HANS EDLER / Elektron Kukeso (Boy Wonder)
Sent by a Swedish listener, this newly issued CD is a very bizarre addition to ever-growing pile of excavated electronic laboratory weirdo/wonders that our listeners have grown to know and love over the years. Originally released in 1971, this is being touted as Sweden's first electronic pop record, produced in Stockholm's EMS studios which housed a gigantic computer stretching 30 feet long. Edler's Brian Wilson sensibilities mixed with his technical no-know produced this odd gem of gurgling, primitive electronics with some very melodic layers of sounds (inclduing vocals in Swedish). It's an odd, and very endearing juxtaposition.

TENJO SAJIKI / Den'en Ni Shisu (Showboat/Sky Station)

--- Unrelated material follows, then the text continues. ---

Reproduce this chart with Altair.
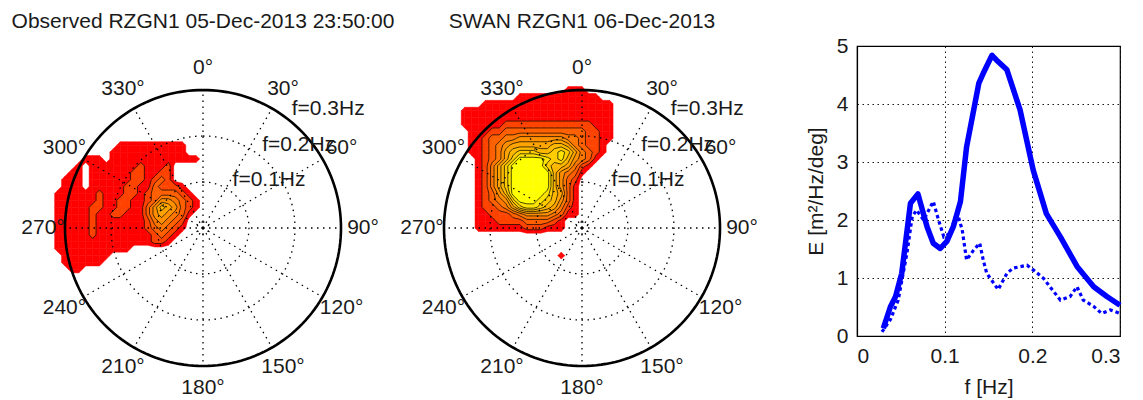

A nice example of the recent flood of late 1960's-early 1970's psych reissues from Japan that are in the more theatrical vein. The period saw political upheaval and protesting amidst much of the country's students and youth; and while the underground movements weren't as widespread as say those in the USA, the pockets of artistic institutions that responded to political causes (like the decimation of natural resources to make way for Tokyo's airport, for example), responded in musical and theatrical activities that drew on their own tradition as much as those from the West. Rock and roll in Japan started to morph into some very weird pools of gunk, as documented by bands like the Lost Araaf (with Keiji Haino), and Les Rallizes Denudes, who took their cues from the free elements of the Western underground (Velvets, Doors, Albert Ayler). The Tokyo Kid Brothers added very theatrical elements to their Faust-like approach to psychedelic rock, and this record too is a monster from 1974. Tenjo Sajiki was an extreme-theater kind of group formed by poet/activist/filmmaker Shuji Terayama, and this is the soundtrack to a film with them scored by psych greats JA Caesar. Gorgeous passages of booming voices singing Japanese traditional music, mixed with pounding passages of Magma-ish complexity and fuzzed out guitar excursions. Really varied, beautiful stuff.